| AIM OF THE EXERCISE |
Set down all of the data that follows word for word, without the images.

** Begin STORED DATA **

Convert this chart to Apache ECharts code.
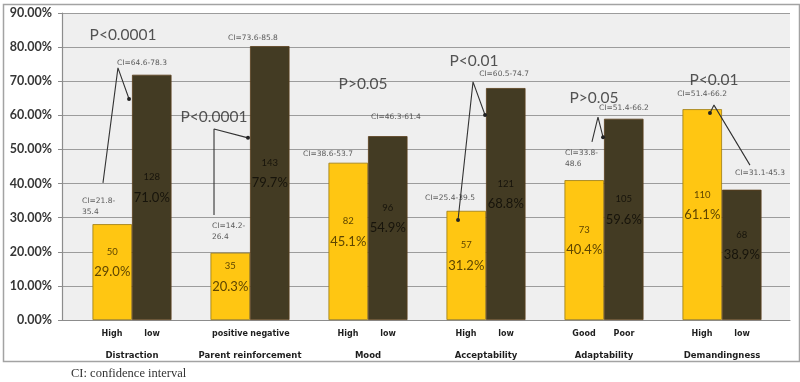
<!DOCTYPE html>
<html>
<head>
<meta charset="utf-8">
<script src="https://cdn.jsdelivr.net/npm/echarts@6/dist/echarts.min.js"></script>
<style>
html, body { margin: 0; padding: 0; background: #fff; }
#chart { width: 800px; height: 382px; }
</style>
</head>
<body>
<div id="chart"></div>
<script>
// groups and the two bars of each group
const groups = ['Distraction', 'Parent reinforcement', 'Mood', 'Acceptability', 'Adaptability', 'Demandingness']
const firstNames = ['High', 'positive', 'High', 'High', 'Good', 'High']
const secondNames = ['low', 'negative', 'low', 'low', 'Poor', 'low']

// bar heights (%)
const firstValues = [28.1, 19.7, 46.1, 32.0, 41.0, 61.8]
const secondValues = [71.9, 80.3, 53.9, 68.0, 59.0, 38.2]

// text printed inside the bars
const firstCounts = ['50', '35', '82', '57', '73', '110']
const secondCounts = ['128', '143', '96', '121', '105', '68']
const firstPct = ['29.0%', '20.3%', '45.1%', '31.2%', '40.4%', '61.1%']
const secondPct = ['71.0%', '79.7%', '54.9%', '68.8%', '59.6%', '38.9%']

const yTicks = [0, 10, 20, 30, 40, 50, 60, 70, 80, 90]

// annotations, in data units (x = group index, y = percent)
const pNotes = [
  ['P<0.0001', -0.076, 83.6],
  ['P<0.0001', 0.695, 59.5],
  ['P>0.05', 1.958, 69.2],
  ['P<0.01', 2.898, 75.9],
  ['P>0.05', 3.915, 65.1],
  ['P<0.01', 4.932, 70.4]
]
const ciNotes = [
  ['CI=21.8-\n35.4', -0.424, 33.4, 'left'],
  ['CI=64.6-78.3', 0.085, 75.3, 'center'],
  ['CI=14.2-\n26.4', 0.678, 25.8, 'left'],
  ['CI=73.6-85.8', 1.025, 82.7, 'center'],
  ['CI=38.6-53.7', 1.661, 48.7, 'center'],
  ['CI=46.3-61.4', 2.237, 59.5, 'center'],
  ['CI=25.4-39.5', 2.695, 35.8, 'center'],
  ['CI=60.5-74.7', 3.153, 72.1, 'center'],
  ['CI=33.8-\n48.6', 3.669, 47.2, 'left'],
  ['CI=51.4-66.2', 4.169, 62.2, 'center'],
  ['CI=51.4-66.2', 4.831, 66.3, 'center'],
  ['CI=31.1-45.3', 5.322, 43.1, 'center']
]
// connector polylines, plus which points get a little dot
const connectors = [
  { pts: [[-0.246, 40.2], [-0.119, 73.9], [-0.025, 64.8]], dots: [2] },
  { pts: [[0.695, 30.8], [0.695, 56.0], [0.983, 53.4]], dots: [2] },
  { pts: [[2.763, 29.3], [2.890, 69.8], [2.992, 60.1]], dots: [0, 2] },
  { pts: [[3.898, 52.2], [3.949, 59.5], [3.992, 53.6]], dots: [2] },
  { pts: [[4.898, 60.7], [4.932, 63.0], [5.237, 45.4]], dots: [0] }
]

const YELLOW = '#ffc612'
const DARK = '#433b23'

const mychart = echarts.init(document.getElementById('chart'))

const barLabel = (counts, pcts, color) => ({
  show: true,
  position: 'inside',
  formatter: p => '{n|' + counts[p.dataIndex] + '}\n{p|' + pcts[p.dataIndex] + '}\n{e|}',
  rich: {
    n: { fontSize: 9.5, lineHeight: 24, color: color, fontFamily: 'Lato' },
    p: { fontSize: 13, lineHeight: 16, color: color, fontFamily: 'Lato' },
    e: { fontSize: 9.5, lineHeight: 24 }
  }
})

const series = [
  {
    name: 'first', type: 'bar', xAxisIndex: 1, yAxisIndex: 1,
    data: firstValues, barWidth: 39.5, barGap: '0%',
    itemStyle: { color: YELLOW, borderColor: '#9a7a10', borderWidth: 0.8 },
    label: barLabel(firstCounts, firstPct, '#5e4500')
  },
  {
    name: 'second', type: 'bar', xAxisIndex: 1, yAxisIndex: 1,
    data: secondValues, barWidth: 39.5, barGap: '0%',
    itemStyle: { color: DARK, borderColor: '#5a3f1c', borderWidth: 0.8 },
    label: barLabel(secondCounts, secondPct, '#17140b')
  },
  {
    type: 'scatter', xAxisIndex: 2, yAxisIndex: 1, symbolSize: 0, z: 10,
    data: pNotes.map(n => ({ value: [n[1], n[2]], name: n[0] })),
    label: {
      show: true, position: 'inside', formatter: p => p.name,
      fontSize: 15.5, color: '#2b2b2b', fontFamily: 'Lato'
    }
  },
  {
    type: 'scatter', xAxisIndex: 2, yAxisIndex: 1, symbolSize: 0, z: 10,
    data: ciNotes.map(n => ({
      value: [n[1], n[2]], name: n[0],
      label: { align: n[3] }
    })),
    label: {
      show: true, position: 'inside', formatter: p => p.name,
      fontSize: 7.5, lineHeight: 11, color: '#333', fontFamily: 'DejaVu Sans'
    }
  }
]

connectors.forEach(c => {
  series.push({
    type: 'line', xAxisIndex: 2, yAxisIndex: 1, z: 9,
    data: c.pts.map((pt, i) => ({ value: pt, symbolSize: c.dots.indexOf(i) >= 0 ? 4 : 0 })),
    symbol: 'circle', showSymbol: true,
    lineStyle: { color: '#333', width: 1.1 },
    itemStyle: { color: '#222' },
    silent: true
  })
})

const option = {
  animation: false,
  backgroundColor: '#fff',
  grid: [
    { left: 62, right: 10, top: 13, bottom: 62, show: true, backgroundColor: '#efefef', borderWidth: 0 },
    { left: 73, right: 19, top: 13, bottom: 62 }
  ],
  xAxis: [
    {
      gridIndex: 0, type: 'value', min: 0, max: 1,
      axisLine: { show: true, lineStyle: { color: '#8c8c8c', width: 1.2 } },
      axisTick: { show: false }, axisLabel: { show: false }, splitLine: { show: false }
    },
    {
      gridIndex: 1, type: 'category', data: groups,
      axisLine: { show: false }, axisTick: { show: false },
      axisLabel: {
        interval: 0, margin: 3,
        formatter: (val, idx) => '{s|' + firstNames[idx] + '}{s|' + secondNames[idx] + '}\n{g|' + val + '}',
        rich: {
          s: { width: 40, align: 'center', fontSize: 8, fontWeight: 'bold', color: '#1e1e1e', fontFamily: 'DejaVu Sans', lineHeight: 22 },
          g: { fontSize: 8.5, fontWeight: 'bold', color: '#1e1e1e', fontFamily: 'DejaVu Sans', lineHeight: 22 }
        }
      }
    },
    {
      gridIndex: 1, type: 'value', min: -0.5, max: 5.5, show: false
    }
  ],
  yAxis: [
    {
      gridIndex: 0, type: 'value', min: yTicks[0], max: yTicks[yTicks.length - 1], interval: 10,
      axisLine: { show: true, lineStyle: { color: '#8c8c8c', width: 1.2 } },
      axisTick: { show: true, length: 4, lineStyle: { color: '#8c8c8c' } },
      axisLabel: {
        margin: 10, fontSize: 12.5, color: '#363636', fontFamily: 'Lato', fontWeight: 'bold',
        formatter: v => v.toFixed(2) + '%'
      },
      splitLine: { lineStyle: { color: '#9c9c9c', width: 1.2 } }
    },
    {
      gridIndex: 1, type: 'value', min: 0, max: 90, show: false
    }
  ],
  graphic: [
    {
      type: 'rect', left: 1, top: 2, z: 100,
      shape: { width: 796, height: 357 },
      style: { fill: 'none', stroke: '#a3a3a3', lineWidth: 1.5 }
    },
    {
      type: 'text', left: 71, top: 367,
      style: { text: 'CI: confidence interval', font: '12.5px "Liberation Serif"', fill: '#333' }
    }
  ],
  series: series
}
mychart.setOption(option, true)
</script>
</body>
</html>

** End STORED DATA **

| EXERCISE RESPONSE |
Convert this chart to Apache ECharts code.
<!DOCTYPE html>
<html>
<head>
<meta charset="utf-8">
<script src="https://cdn.jsdelivr.net/npm/echarts@6/dist/echarts.min.js"></script>
<style>
html, body { margin: 0; padding: 0; background: #fff; }
#chart { width: 800px; height: 382px; }
</style>
</head>
<body>
<div id="chart"></div>
<script>
// groups and the two bars of each group
const groups = ['Distraction', 'Parent reinforcement', 'Mood', 'Acceptability', 'Adaptability', 'Demandingness']
const firstNames = ['High', 'positive', 'High', 'High', 'Good', 'High']
const secondNames = ['low', 'negative', 'low', 'low', 'Poor', 'low']

// bar heights (%)
const firstValues = [28.1, 19.7, 46.1, 32.0, 41.0, 61.8]
const secondValues = [71.9, 80.3, 53.9, 68.0, 59.0, 38.2]

// text printed inside the bars
const firstCounts = ['50', '35', '82', '57', '73', '110']
const secondCounts = ['128', '143', '96', '121', '105', '68']
const firstPct = ['29.0%', '20.3%', '45.1%', '31.2%', '40.4%', '61.1%']
const secondPct = ['71.0%', '79.7%', '54.9%', '68.8%', '59.6%', '38.9%']

const yTicks = [0, 10, 20, 30, 40, 50, 60, 70, 80, 90]

// annotations, in data units (x = group index, y = percent)
const pNotes = [
  ['P<0.0001', -0.076, 83.6],
  ['P<0.0001', 0.695, 59.5],
  ['P>0.05', 1.958, 69.2],
  ['P<0.01', 2.898, 75.9],
  ['P>0.05', 3.915, 65.1],
  ['P<0.01', 4.932, 70.4]
]
const ciNotes = [
  ['CI=21.8-\n35.4', -0.424, 33.4, 'left'],
  ['CI=64.6-78.3', 0.085, 75.3, 'center'],
  ['CI=14.2-\n26.4', 0.678, 25.8, 'left'],
  ['CI=73.6-85.8', 1.025, 82.7, 'center'],
  ['CI=38.6-53.7', 1.661, 48.7, 'center'],
  ['CI=46.3-61.4', 2.237, 59.5, 'center'],
  ['CI=25.4-39.5', 2.695, 35.8, 'center'],
  ['CI=60.5-74.7', 3.153, 72.1, 'center'],
  ['CI=33.8-\n48.6', 3.669, 47.2, 'left'],
  ['CI=51.4-66.2', 4.169, 62.2, 'center'],
  ['CI=51.4-66.2', 4.831, 66.3, 'center'],
  ['CI=31.1-45.3', 5.322, 43.1, 'center']
]
// connector polylines, plus which points get a little dot
const connectors = [
  { pts: [[-0.246, 40.2], [-0.119, 73.9], [-0.025, 64.8]], dots: [2] },
  { pts: [[0.695, 30.8], [0.695, 56.0], [0.983, 53.4]], dots: [2] },
  { pts: [[2.763, 29.3], [2.890, 69.8], [2.992, 60.1]], dots: [0, 2] },
  { pts: [[3.898, 52.2], [3.949, 59.5], [3.992, 53.6]], dots: [2] },
  { pts: [[4.898, 60.7], [4.932, 63.0], [5.237, 45.4]], dots: [0] }
]

const YELLOW = '#ffc612'
const DARK = '#433b23'

const mychart = echarts.init(document.getElementById('chart'))

const barLabel = (counts, pcts, color) => ({
  show: true,
  position: 'inside',
  formatter: p => '{n|' + counts[p.dataIndex] + '}\n{p|' + pcts[p.dataIndex] + '}\n{e|}',
  rich: {
    n: { fontSize: 9.5, lineHeight: 24, color: color, fontFamily: 'Lato' },
    p: { fontSize: 13, lineHeight: 16, color: color, fontFamily: 'Lato' },
    e: { fontSize: 9.5, lineHeight: 24 }
  }
})

const series = [
  {
    name: 'first', type: 'bar', xAxisIndex: 1, yAxisIndex: 1,
    data: firstValues, barWidth: 39.5, barGap: '0%',
    itemStyle: { color: YELLOW, borderColor: '#9a7a10', borderWidth: 0.8 },
    label: barLabel(firstCounts, firstPct, '#5e4500')
  },
  {
    name: 'second', type: 'bar', xAxisIndex: 1, yAxisIndex: 1,
    data: secondValues, barWidth: 39.5, barGap: '0%',
    itemStyle: { color: DARK, borderColor: '#5a3f1c', borderWidth: 0.8 },
    label: barLabel(secondCounts, secondPct, '#17140b')
  },
  {
    type: 'scatter', xAxisIndex: 2, yAxisIndex: 1, symbolSize: 0, z: 10,
    data: pNotes.map(n => ({ value: [n[1], n[2]], name: n[0] })),
    label: {
      show: true, position: 'inside', formatter: p => p.name,
      fontSize: 15.5, color: '#2b2b2b', fontFamily: 'Lato'
    }
  },
  {
    type: 'scatter', xAxisIndex: 2, yAxisIndex: 1, symbolSize: 0, z: 10,
    data: ciNotes.map(n => ({
      value: [n[1], n[2]], name: n[0],
      label: { align: n[3] }
    })),
    label: {
      show: true, position: 'inside', formatter: p => p.name,
      fontSize: 7.5, lineHeight: 11, color: '#333', fontFamily: 'DejaVu Sans'
    }
  }
]

connectors.forEach(c => {
  series.push({
    type: 'line', xAxisIndex: 2, yAxisIndex: 1, z: 9,
    data: c.pts.map((pt, i) => ({ value: pt, symbolSize: c.dots.indexOf(i) >= 0 ? 4 : 0 })),
    symbol: 'circle', showSymbol: true,
    lineStyle: { color: '#333', width: 1.1 },
    itemStyle: { color: '#222' },
    silent: true
  })
})

const option = {
  animation: false,
  backgroundColor: '#fff',
  grid: [
    { left: 62, right: 10, top: 13, bottom: 62, show: true, backgroundColor: '#efefef', borderWidth: 0 },
    { left: 73, right: 19, top: 13, bottom: 62 }
  ],
  xAxis: [
    {
      gridIndex: 0, type: 'value', min: 0, max: 1,
      axisLine: { show: true, lineStyle: { color: '#8c8c8c', width: 1.2 } },
      axisTick: { show: false }, axisLabel: { show: false }, splitLine: { show: false }
    },
    {
      gridIndex: 1, type: 'category', data: groups,
      axisLine: { show: false }, axisTick: { show: false },
      axisLabel: {
        interval: 0, margin: 3,
        formatter: (val, idx) => '{s|' + firstNames[idx] + '}{s|' + secondNames[idx] + '}\n{g|' + val + '}',
        rich: {
          s: { width: 40, align: 'center', fontSize: 8, fontWeight: 'bold', color: '#1e1e1e', fontFamily: 'DejaVu Sans', lineHeight: 22 },
          g: { fontSize: 8.5, fontWeight: 'bold', color: '#1e1e1e', fontFamily: 'DejaVu Sans', lineHeight: 22 }
        }
      }
    },
    {
      gridIndex: 1, type: 'value', min: -0.5, max: 5.5, show: false
    }
  ],
  yAxis: [
    {
      gridIndex: 0, type: 'value', min: yTicks[0], max: yTicks[yTicks.length - 1], interval: 10,
      axisLine: { show: true, lineStyle: { color: '#8c8c8c', width: 1.2 } },
      axisTick: { show: true, length: 4, lineStyle: { color: '#8c8c8c' } },
      axisLabel: {
        margin: 10, fontSize: 12.5, color: '#363636', fontFamily: 'Lato', fontWeight: 'bold',
        formatter: v => v.toFixed(2) + '%'
      },
      splitLine: { lineStyle: { color: '#9c9c9c', width: 1.2 } }
    },
    {
      gridIndex: 1, type: 'value', min: 0, max: 90, show: false
    }
  ],
  graphic: [
    {
      type: 'rect', left: 1, top: 2, z: 100,
      shape: { width: 796, height: 357 },
      style: { fill: 'none', stroke: '#a3a3a3', lineWidth: 1.5 }
    },
    {
      type: 'text', left: 71, top: 367,
      style: { text: 'CI: confidence interval', font: '12.5px "Liberation Serif"', fill: '#333' }
    }
  ],
  series: series
}
mychart.setOption(option, true)
</script>
</body>
</html>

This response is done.